The AWC is made up of three departments - governments, the industry and the community (those outside the agriculture industry).

In the middle of these departments is the AWC, acting as an honest broker to facilitate actions between all the different areas that make up the broader community, including governments and industry.

"We now have a situation where there are many people in the community who have an increased interest in the welfare of animals that they may not have had before, at least the generations before them didn't," professor Tilbrook said.

"It's not just about the consumers anymore - the people who don't want to buy the products that the animals produce are influencing the industries that work with the animals."

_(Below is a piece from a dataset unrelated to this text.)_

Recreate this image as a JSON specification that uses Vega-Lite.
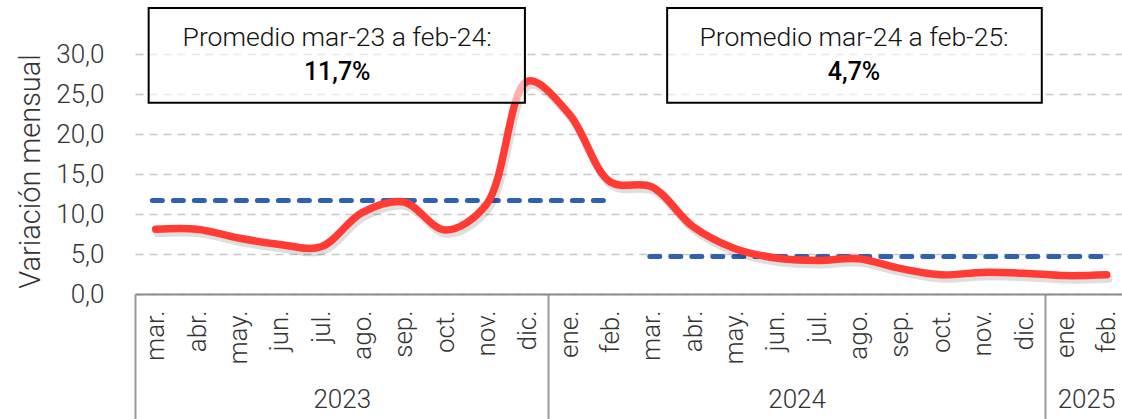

Professor Tilbrook said by having an objective view on animal welfare and a simple goal on improving their welfare, the AWC had 60 organisations, with a full spectrum of views, represented at its inaugural Animal Welfare Summit in April.

At the summit, the groups worked together to develop a strategy for the AWC with its one objective in mind.

The AWC now has a working group of 70 individuals representing organisations who are working on a virtual platform to develop the AWC to the point where it can effectively deliver its core roles: translation, adoption, proof of welfare assessment, maintaining communication and collaboration and building trust.

Translation involves communicating scientific evidence so it can be adopted for best management practices, which are focussed on improving animal welfare.

Professor Tilbrook said if the aim was to improve animal welfare, it needed to be accessible, "not just from a scientific perspective, we also need to be in a position where we can alter the perceptions of the way people think about animals".

"We need to make sure people are thinking about animals in the way that they should be, by using the knowledge and evidence that is available," he said.

But professor Tilbrook said all of this couldn't happen without collaboration.

"To achieve translation, adoption and welfare assessment, we have to have the collaboration of as much as the (whole) community at large as we possibly can, while accepting that we can't have it but we can have most of it," he said.

Professor Tilbrook said the AWC spent a long time talking with individuals and organisations one-on-one, asking them if they want to be involved in the conversation about improving animal welfare.

And only one organisation has said no in the process.

Even after the summit, not one organisation declined to be directly involved or kept informed, achieving 100 per cent endorsement.

It's still early days as the AWC is about a year and a half old, but what it has achieved so far is no mean feat.

It suggests a way forward where the industry and community can all have a say in improving animal welfare through informed decisions based on a common goal.